Whilst there will always be the headlines of noticeable slumps in profits, the formula for future retail resurgence (as highlighted in the World Retail Conference) may not be as complex as it needs to be. Have a belief, invest in original design and create exciting and convenient spaces to shop, is the mantra being adopted by successful retail brands.
Even our cities are making a stand. Toronto is one of the latest locations that are exploring limiting chain stores to retain the character of neighbourhoods. The most famous city being San Francisco who adopted policies to limit stores known as ‘formula retail.’
When it comes to design, furniture retailer Made.com have curated a product in a design led way and disrupted the old perceptions of how furniture should be sold. There are currently three showrooms within the UK. Visitors are able to see the products, in person, but if they want to order, it is via a Mac and not a till. Head of Showrooms, Rebecca Ruddle highlighted, “We are not going to have a showroom in every town on every high street, we just want a few throughout the countries we are in, for customers to come and see the bigger purchase items.”
Creating spaces where people want to come and feel welcome is being championed by Debenhams who are looking to turn their stores into destinations. Dwell time has been encouraged by the brand adding a number of Patisserie Valerie, Costa and Joe and The Juice cafes to their stores. It was announced in April, that the new Debenhams boss, Sergio Bucher, will unveil plans to overhaul the chain’s 165 stores.

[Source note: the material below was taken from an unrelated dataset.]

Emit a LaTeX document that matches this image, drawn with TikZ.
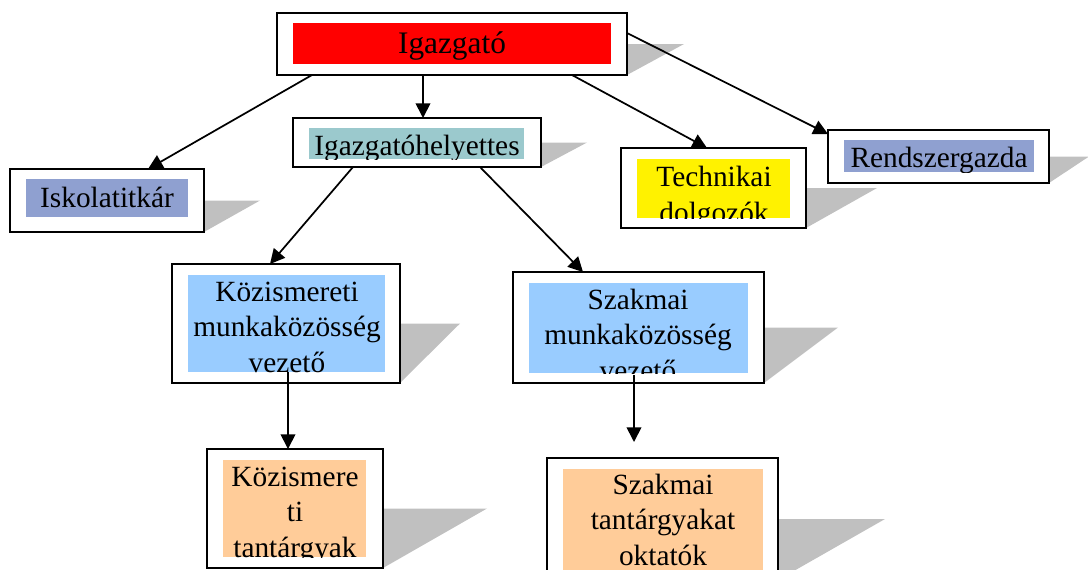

Progressive retailers will not be those who hanker to the past, but can join up the areas of technology, brand ethos and relevance to encourage customers to lead a more connected life where a retailer has a role to play.
The brands that are off the pace are the ones who don’t see the world through their customer’s eyes. Whilst the negative news makes the headlines, there are brands that are recognising the role they serve and the designed spaces they occupy.